Quizá la playa de San Juan sea la más agradable porque tiene el añadido del espectáculo del aterrizaje y despegue de los aviones que pisan estos pagos, de menor tamaño, eso sí, pero no dejan de ser similares sensaciones que los tantas veces encontradas en Youtube. Los autóctonos y las familias suelen decantarse por Lorient y el añadido de no tener masificación o de ser un auténtico Robinson Crusoe en este masificado siglo XXI. Si lo que busca es una arena fina, aunque no de aguas tranquilas, tendrá que irse hasta Flamands mientras que los surfistas tendrían que decantarse por la zona de Toiny, poco recomendable para los que apenas saben nadar debido a sus fuertes corrientes.
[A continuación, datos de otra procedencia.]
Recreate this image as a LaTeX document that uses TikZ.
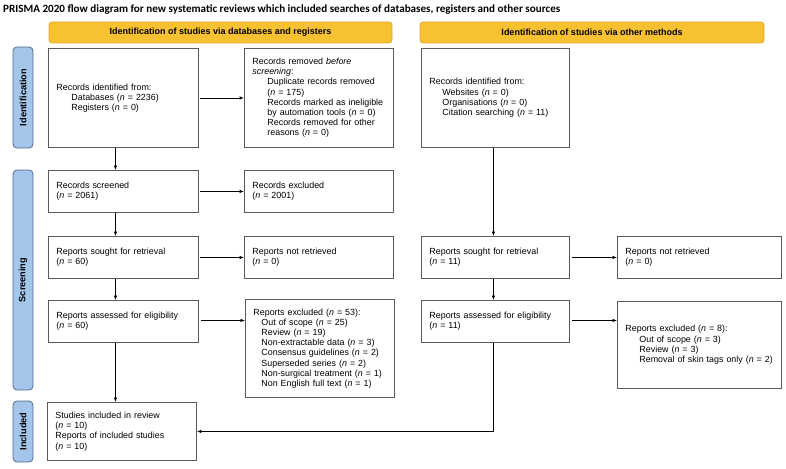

La isla apenas tiene 25 km², poco más de 10.000 almas y una accidentada orografía que no llega a superar los 300 metros de altitud; su exclusividad de villas de lujo le han granjeado una fama y un nivel que pocas zonas del mundo superan. Los precios son de ensueño y lo habitual es que esos “paraísos” coticen entre 10 y 30 millones de dólares cuando se ponen a la venta, generalmente por grandes firmas que gestionan los patrimonios de los potentados en este permanente paraíso hasta que los huracanes hacen de las suyas. Resumiendo. ¡Qué bien viven los que viven bien!, aunque también podríamos finalizar con ¡qué poco somos!